## Short exercise:
Pictures stay out of the copy; restate everything else in the material exactly.

## Given data:
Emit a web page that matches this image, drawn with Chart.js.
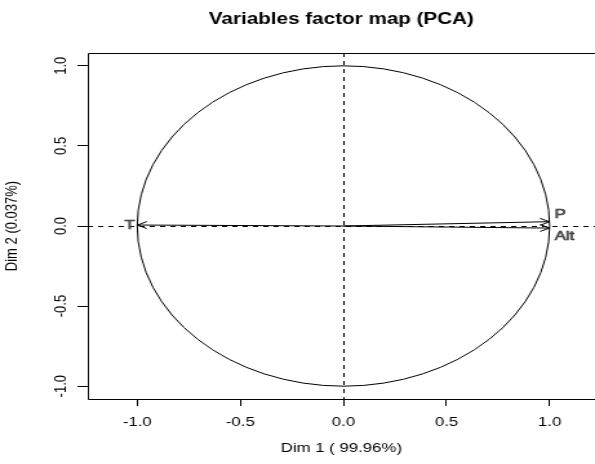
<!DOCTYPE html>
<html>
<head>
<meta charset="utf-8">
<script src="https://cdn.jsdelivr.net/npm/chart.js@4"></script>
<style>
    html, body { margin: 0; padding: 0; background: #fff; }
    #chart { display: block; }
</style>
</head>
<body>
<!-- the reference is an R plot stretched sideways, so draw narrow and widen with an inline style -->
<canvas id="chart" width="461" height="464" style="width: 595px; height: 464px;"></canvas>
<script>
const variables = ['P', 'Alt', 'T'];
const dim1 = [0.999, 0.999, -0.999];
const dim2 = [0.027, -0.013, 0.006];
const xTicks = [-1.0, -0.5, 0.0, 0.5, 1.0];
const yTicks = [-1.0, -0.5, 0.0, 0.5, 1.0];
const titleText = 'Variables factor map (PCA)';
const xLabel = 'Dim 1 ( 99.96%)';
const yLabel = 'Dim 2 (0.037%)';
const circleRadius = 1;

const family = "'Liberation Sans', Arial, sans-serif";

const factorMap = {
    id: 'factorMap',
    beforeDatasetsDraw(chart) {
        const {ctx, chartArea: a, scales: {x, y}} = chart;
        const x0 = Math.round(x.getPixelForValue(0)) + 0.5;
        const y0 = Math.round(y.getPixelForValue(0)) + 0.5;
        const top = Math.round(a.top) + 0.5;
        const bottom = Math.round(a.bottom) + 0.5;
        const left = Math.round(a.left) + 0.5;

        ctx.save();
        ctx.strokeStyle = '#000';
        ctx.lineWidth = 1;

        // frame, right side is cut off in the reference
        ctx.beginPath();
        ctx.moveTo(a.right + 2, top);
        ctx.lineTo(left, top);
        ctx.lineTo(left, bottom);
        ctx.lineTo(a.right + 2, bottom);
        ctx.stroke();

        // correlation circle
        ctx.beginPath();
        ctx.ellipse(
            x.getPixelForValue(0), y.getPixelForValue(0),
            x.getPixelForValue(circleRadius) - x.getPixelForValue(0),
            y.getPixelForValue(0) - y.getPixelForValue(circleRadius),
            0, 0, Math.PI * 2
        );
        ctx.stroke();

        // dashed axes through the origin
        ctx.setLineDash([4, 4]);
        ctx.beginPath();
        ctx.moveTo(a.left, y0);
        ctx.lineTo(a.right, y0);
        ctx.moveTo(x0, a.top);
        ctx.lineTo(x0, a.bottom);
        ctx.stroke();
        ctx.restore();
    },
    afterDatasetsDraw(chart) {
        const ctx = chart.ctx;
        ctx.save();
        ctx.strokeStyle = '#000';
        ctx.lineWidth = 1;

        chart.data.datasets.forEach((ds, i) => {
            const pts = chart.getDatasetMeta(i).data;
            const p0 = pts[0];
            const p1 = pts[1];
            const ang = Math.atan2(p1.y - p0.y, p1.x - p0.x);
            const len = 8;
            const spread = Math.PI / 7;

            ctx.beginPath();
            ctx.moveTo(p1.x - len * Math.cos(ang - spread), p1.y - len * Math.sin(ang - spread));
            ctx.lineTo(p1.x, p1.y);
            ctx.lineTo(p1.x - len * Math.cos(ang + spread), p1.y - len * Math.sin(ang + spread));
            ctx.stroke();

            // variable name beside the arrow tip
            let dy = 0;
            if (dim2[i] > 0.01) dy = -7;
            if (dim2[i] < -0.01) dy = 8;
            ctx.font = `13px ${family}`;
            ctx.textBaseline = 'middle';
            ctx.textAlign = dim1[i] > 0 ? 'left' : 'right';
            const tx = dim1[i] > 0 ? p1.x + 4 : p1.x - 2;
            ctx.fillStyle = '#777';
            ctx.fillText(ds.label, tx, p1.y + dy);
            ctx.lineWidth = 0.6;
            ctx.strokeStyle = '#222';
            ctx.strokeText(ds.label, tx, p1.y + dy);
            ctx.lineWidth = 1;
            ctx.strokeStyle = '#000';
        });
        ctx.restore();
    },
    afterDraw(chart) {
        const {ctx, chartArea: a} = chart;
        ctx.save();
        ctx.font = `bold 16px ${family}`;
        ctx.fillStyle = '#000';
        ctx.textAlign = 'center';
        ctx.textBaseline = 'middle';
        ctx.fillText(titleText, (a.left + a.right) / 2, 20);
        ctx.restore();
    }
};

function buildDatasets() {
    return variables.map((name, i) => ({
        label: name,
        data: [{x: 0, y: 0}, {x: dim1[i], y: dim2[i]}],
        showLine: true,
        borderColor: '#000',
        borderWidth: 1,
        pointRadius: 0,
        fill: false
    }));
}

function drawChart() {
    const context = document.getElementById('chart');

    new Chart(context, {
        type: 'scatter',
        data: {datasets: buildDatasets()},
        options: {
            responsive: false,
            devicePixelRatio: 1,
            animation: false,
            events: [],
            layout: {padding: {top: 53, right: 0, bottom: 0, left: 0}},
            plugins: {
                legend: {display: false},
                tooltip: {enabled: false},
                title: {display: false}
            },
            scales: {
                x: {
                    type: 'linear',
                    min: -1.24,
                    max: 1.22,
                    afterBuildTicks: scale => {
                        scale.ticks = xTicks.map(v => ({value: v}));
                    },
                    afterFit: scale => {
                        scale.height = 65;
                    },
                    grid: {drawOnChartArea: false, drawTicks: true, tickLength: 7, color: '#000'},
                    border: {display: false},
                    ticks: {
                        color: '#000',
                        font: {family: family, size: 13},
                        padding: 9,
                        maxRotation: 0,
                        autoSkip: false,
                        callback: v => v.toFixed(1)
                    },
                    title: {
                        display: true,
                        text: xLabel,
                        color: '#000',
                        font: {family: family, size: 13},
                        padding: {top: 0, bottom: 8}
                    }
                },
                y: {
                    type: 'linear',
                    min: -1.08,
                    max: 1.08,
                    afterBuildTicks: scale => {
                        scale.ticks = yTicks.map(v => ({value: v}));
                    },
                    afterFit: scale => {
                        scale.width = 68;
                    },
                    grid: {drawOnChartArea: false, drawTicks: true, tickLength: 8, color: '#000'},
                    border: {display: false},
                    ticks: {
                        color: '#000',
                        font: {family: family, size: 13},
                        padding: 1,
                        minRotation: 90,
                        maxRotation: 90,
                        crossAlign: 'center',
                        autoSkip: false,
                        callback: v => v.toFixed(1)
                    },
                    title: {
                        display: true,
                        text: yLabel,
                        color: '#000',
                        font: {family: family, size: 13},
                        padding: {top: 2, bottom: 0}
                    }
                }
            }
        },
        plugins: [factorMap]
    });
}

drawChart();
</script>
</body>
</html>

## Complete response:
Emit a web page that matches this image, drawn with Chart.js.
<!DOCTYPE html>
<html>
<head>
<meta charset="utf-8">
<script src="https://cdn.jsdelivr.net/npm/chart.js@4"></script>
<style>
    html, body { margin: 0; padding: 0; background: #fff; }
    #chart { display: block; }
</style>
</head>
<body>
<!-- the reference is an R plot stretched sideways, so draw narrow and widen with an inline style -->
<canvas id="chart" width="461" height="464" style="width: 595px; height: 464px;"></canvas>
<script>
const variables = ['P', 'Alt', 'T'];
const dim1 = [0.999, 0.999, -0.999];
const dim2 = [0.027, -0.013, 0.006];
const xTicks = [-1.0, -0.5, 0.0, 0.5, 1.0];
const yTicks = [-1.0, -0.5, 0.0, 0.5, 1.0];
const titleText = 'Variables factor map (PCA)';
const xLabel = 'Dim 1 ( 99.96%)';
const yLabel = 'Dim 2 (0.037%)';
const circleRadius = 1;

const family = "'Liberation Sans', Arial, sans-serif";

const factorMap = {
    id: 'factorMap',
    beforeDatasetsDraw(chart) {
        const {ctx, chartArea: a, scales: {x, y}} = chart;
        const x0 = Math.round(x.getPixelForValue(0)) + 0.5;
        const y0 = Math.round(y.getPixelForValue(0)) + 0.5;
        const top = Math.round(a.top) + 0.5;
        const bottom = Math.round(a.bottom) + 0.5;
        const left = Math.round(a.left) + 0.5;

        ctx.save();
        ctx.strokeStyle = '#000';
        ctx.lineWidth = 1;

        // frame, right side is cut off in the reference
        ctx.beginPath();
        ctx.moveTo(a.right + 2, top);
        ctx.lineTo(left, top);
        ctx.lineTo(left, bottom);
        ctx.lineTo(a.right + 2, bottom);
        ctx.stroke();

        // correlation circle
        ctx.beginPath();
        ctx.ellipse(
            x.getPixelForValue(0), y.getPixelForValue(0),
            x.getPixelForValue(circleRadius) - x.getPixelForValue(0),
            y.getPixelForValue(0) - y.getPixelForValue(circleRadius),
            0, 0, Math.PI * 2
        );
        ctx.stroke();

        // dashed axes through the origin
        ctx.setLineDash([4, 4]);
        ctx.beginPath();
        ctx.moveTo(a.left, y0);
        ctx.lineTo(a.right, y0);
        ctx.moveTo(x0, a.top);
        ctx.lineTo(x0, a.bottom);
        ctx.stroke();
        ctx.restore();
    },
    afterDatasetsDraw(chart) {
        const ctx = chart.ctx;
        ctx.save();
        ctx.strokeStyle = '#000';
        ctx.lineWidth = 1;

        chart.data.datasets.forEach((ds, i) => {
            const pts = chart.getDatasetMeta(i).data;
            const p0 = pts[0];
            const p1 = pts[1];
            const ang = Math.atan2(p1.y - p0.y, p1.x - p0.x);
            const len = 8;
            const spread = Math.PI / 7;

            ctx.beginPath();
            ctx.moveTo(p1.x - len * Math.cos(ang - spread), p1.y - len * Math.sin(ang - spread));
            ctx.lineTo(p1.x, p1.y);
            ctx.lineTo(p1.x - len * Math.cos(ang + spread), p1.y - len * Math.sin(ang + spread));
            ctx.stroke();

            // variable name beside the arrow tip
            let dy = 0;
            if (dim2[i] > 0.01) dy = -7;
            if (dim2[i] < -0.01) dy = 8;
            ctx.font = `13px ${family}`;
            ctx.textBaseline = 'middle';
            ctx.textAlign = dim1[i] > 0 ? 'left' : 'right';
            const tx = dim1[i] > 0 ? p1.x + 4 : p1.x - 2;
            ctx.fillStyle = '#777';
            ctx.fillText(ds.label, tx, p1.y + dy);
            ctx.lineWidth = 0.6;
            ctx.strokeStyle = '#222';
            ctx.strokeText(ds.label, tx, p1.y + dy);
            ctx.lineWidth = 1;
            ctx.strokeStyle = '#000';
        });
        ctx.restore();
    },
    afterDraw(chart) {
        const {ctx, chartArea: a} = chart;
        ctx.save();
        ctx.font = `bold 16px ${family}`;
        ctx.fillStyle = '#000';
        ctx.textAlign = 'center';
        ctx.textBaseline = 'middle';
        ctx.fillText(titleText, (a.left + a.right) / 2, 20);
        ctx.restore();
    }
};

function buildDatasets() {
    return variables.map((name, i) => ({
        label: name,
        data: [{x: 0, y: 0}, {x: dim1[i], y: dim2[i]}],
        showLine: true,
        borderColor: '#000',
        borderWidth: 1,
        pointRadius: 0,
        fill: false
    }));
}

function drawChart() {
    const context = document.getElementById('chart');

    new Chart(context, {
        type: 'scatter',
        data: {datasets: buildDatasets()},
        options: {
            responsive: false,
            devicePixelRatio: 1,
            animation: false,
            events: [],
            layout: {padding: {top: 53, right: 0, bottom: 0, left: 0}},
            plugins: {
                legend: {display: false},
                tooltip: {enabled: false},
                title: {display: false}
            },
            scales: {
                x: {
                    type: 'linear',
                    min: -1.24,
                    max: 1.22,
                    afterBuildTicks: scale => {
                        scale.ticks = xTicks.map(v => ({value: v}));
                    },
                    afterFit: scale => {
                        scale.height = 65;
                    },
                    grid: {drawOnChartArea: false, drawTicks: true, tickLength: 7, color: '#000'},
                    border: {display: false},
                    ticks: {
                        color: '#000',
                        font: {family: family, size: 13},
                        padding: 9,
                        maxRotation: 0,
                        autoSkip: false,
                        callback: v => v.toFixed(1)
                    },
                    title: {
                        display: true,
                        text: xLabel,
                        color: '#000',
                        font: {family: family, size: 13},
                        padding: {top: 0, bottom: 8}
                    }
                },
                y: {
                    type: 'linear',
                    min: -1.08,
                    max: 1.08,
                    afterBuildTicks: scale => {
                        scale.ticks = yTicks.map(v => ({value: v}));
                    },
                    afterFit: scale => {
                        scale.width = 68;
                    },
                    grid: {drawOnChartArea: false, drawTicks: true, tickLength: 8, color: '#000'},
                    border: {display: false},
                    ticks: {
                        color: '#000',
                        font: {family: family, size: 13},
                        padding: 1,
                        minRotation: 90,
                        maxRotation: 90,
                        crossAlign: 'center',
                        autoSkip: false,
                        callback: v => v.toFixed(1)
                    },
                    title: {
                        display: true,
                        text: yLabel,
                        color: '#000',
                        font: {family: family, size: 13},
                        padding: {top: 2, bottom: 0}
                    }
                }
            }
        },
        plugins: [factorMap]
    });
}

drawChart();
</script>
</body>
</html>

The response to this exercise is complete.